What the exercise asks: Leaving the pictures out, print the lines from the first line of the listing through the line containing "const SAMPLE_STEP = 2 / 3;", exactly as they read, and no others.

Dataset section:

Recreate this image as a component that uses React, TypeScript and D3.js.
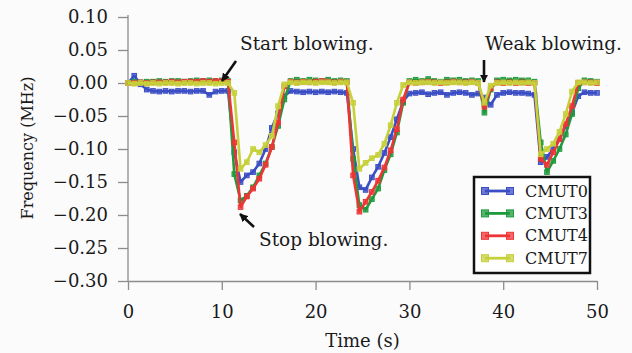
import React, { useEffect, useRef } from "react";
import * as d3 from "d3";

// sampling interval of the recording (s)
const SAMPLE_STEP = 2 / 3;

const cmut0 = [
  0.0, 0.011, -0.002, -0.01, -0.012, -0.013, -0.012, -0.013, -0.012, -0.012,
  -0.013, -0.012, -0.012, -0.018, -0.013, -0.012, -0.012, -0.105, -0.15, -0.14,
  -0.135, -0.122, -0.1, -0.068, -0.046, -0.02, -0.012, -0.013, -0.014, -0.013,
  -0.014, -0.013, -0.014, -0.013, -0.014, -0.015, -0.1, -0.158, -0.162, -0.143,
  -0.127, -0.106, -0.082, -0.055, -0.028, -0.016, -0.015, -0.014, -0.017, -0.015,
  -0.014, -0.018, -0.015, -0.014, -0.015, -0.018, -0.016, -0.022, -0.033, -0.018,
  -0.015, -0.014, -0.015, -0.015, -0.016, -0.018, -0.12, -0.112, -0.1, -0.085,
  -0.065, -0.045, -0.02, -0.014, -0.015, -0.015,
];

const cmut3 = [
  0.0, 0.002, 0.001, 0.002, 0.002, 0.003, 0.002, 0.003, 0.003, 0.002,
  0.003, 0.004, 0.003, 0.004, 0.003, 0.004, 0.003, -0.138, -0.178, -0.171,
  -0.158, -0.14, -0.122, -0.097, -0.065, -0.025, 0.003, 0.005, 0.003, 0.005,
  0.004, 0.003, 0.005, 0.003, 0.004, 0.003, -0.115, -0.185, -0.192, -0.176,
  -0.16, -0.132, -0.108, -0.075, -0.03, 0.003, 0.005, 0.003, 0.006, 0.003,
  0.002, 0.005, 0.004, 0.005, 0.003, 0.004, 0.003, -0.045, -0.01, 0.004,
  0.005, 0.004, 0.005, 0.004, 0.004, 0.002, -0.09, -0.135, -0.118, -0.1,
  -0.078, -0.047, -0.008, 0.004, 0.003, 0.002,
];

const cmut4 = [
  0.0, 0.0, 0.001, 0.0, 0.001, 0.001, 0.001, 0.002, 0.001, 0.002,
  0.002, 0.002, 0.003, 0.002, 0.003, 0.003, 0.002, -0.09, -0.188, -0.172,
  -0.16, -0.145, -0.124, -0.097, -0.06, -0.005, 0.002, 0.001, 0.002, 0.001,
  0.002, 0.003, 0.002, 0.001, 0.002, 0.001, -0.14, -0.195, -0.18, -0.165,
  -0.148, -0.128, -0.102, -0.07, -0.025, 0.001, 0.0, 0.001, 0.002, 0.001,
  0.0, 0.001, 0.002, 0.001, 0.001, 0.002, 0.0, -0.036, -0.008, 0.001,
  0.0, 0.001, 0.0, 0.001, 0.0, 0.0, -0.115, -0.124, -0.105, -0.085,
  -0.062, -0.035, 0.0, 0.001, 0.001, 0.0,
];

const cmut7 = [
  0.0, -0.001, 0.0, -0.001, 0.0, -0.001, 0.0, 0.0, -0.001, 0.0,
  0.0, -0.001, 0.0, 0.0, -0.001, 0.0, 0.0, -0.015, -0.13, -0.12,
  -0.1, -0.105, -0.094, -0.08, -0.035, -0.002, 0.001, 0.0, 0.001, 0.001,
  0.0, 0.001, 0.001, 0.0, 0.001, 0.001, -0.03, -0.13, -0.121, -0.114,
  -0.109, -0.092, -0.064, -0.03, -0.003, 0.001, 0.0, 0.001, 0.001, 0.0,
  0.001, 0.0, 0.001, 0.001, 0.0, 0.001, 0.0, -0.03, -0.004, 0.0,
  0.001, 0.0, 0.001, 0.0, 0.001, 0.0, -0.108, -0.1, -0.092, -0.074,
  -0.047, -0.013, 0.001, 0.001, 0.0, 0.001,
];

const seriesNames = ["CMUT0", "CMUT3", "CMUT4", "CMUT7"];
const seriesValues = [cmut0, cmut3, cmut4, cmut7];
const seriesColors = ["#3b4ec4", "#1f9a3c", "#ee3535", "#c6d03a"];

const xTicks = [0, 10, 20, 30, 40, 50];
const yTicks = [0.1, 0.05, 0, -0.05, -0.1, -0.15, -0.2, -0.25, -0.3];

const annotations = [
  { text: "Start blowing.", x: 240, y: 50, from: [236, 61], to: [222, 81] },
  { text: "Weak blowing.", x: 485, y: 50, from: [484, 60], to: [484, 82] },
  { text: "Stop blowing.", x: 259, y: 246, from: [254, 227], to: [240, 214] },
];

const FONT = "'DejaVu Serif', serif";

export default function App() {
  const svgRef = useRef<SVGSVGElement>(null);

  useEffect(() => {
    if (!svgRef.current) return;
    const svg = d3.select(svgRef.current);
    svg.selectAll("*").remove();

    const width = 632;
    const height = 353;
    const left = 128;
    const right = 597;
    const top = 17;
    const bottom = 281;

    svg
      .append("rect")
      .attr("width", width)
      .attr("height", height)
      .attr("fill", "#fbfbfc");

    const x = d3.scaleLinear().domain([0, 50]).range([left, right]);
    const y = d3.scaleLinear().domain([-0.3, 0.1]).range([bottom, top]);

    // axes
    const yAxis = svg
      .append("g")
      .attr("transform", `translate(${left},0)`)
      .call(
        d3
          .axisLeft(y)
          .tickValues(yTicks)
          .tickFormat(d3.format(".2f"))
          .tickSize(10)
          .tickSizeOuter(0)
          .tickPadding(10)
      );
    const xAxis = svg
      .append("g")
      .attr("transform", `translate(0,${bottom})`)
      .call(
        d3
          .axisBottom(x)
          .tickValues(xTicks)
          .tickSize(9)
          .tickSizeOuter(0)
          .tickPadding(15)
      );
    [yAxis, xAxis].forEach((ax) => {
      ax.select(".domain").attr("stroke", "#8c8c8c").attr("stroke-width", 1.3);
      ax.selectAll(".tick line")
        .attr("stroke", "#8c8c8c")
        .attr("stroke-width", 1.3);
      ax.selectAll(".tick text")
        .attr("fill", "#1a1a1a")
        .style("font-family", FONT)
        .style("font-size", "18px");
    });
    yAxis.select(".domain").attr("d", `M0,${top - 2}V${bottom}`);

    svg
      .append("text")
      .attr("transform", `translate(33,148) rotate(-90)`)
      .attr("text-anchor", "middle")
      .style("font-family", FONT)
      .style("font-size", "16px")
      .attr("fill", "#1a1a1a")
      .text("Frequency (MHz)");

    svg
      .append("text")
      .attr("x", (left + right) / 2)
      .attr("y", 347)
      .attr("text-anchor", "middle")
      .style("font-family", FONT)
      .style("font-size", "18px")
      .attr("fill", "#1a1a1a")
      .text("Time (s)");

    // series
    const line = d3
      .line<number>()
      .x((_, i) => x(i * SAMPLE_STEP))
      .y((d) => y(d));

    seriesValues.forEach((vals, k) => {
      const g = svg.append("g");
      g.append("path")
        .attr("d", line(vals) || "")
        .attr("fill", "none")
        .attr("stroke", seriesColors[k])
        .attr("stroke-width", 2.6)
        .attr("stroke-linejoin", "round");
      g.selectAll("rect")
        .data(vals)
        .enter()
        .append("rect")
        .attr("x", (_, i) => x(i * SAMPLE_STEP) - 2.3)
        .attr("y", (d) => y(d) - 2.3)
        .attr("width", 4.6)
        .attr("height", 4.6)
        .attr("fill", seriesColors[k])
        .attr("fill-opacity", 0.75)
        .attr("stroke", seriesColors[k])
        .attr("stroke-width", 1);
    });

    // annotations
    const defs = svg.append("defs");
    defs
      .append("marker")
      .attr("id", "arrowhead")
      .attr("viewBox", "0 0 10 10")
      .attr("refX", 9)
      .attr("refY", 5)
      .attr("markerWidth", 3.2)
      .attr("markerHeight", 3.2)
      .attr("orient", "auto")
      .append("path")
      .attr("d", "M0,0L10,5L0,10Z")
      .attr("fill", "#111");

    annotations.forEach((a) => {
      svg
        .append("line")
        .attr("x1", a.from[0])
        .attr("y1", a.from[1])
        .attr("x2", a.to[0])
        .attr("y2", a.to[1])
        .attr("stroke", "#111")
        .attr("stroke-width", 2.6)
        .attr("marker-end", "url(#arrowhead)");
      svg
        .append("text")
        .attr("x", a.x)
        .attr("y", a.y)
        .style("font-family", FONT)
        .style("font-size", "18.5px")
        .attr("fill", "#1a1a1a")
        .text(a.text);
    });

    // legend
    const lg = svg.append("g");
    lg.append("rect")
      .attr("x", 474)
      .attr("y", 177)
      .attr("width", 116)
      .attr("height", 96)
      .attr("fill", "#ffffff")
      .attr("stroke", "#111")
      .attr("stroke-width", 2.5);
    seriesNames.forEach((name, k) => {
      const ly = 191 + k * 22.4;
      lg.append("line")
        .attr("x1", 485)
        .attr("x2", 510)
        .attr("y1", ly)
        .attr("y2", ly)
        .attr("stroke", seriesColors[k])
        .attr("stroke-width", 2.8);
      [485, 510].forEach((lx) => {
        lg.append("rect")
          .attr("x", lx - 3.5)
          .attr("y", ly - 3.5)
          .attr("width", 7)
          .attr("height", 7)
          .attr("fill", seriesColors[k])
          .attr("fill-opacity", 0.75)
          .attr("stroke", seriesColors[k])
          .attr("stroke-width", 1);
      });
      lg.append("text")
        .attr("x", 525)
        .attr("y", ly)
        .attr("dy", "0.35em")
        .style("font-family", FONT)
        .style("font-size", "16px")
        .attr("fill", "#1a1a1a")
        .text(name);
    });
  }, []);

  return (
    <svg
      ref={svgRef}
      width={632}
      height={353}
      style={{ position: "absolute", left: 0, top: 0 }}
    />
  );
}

Written response:
Recreate this image as a component that uses React, TypeScript and D3.js.
import React, { useEffect, useRef } from "react";
import * as d3 from "d3";

// sampling interval of the recording (s)
const SAMPLE_STEP = 2 / 3;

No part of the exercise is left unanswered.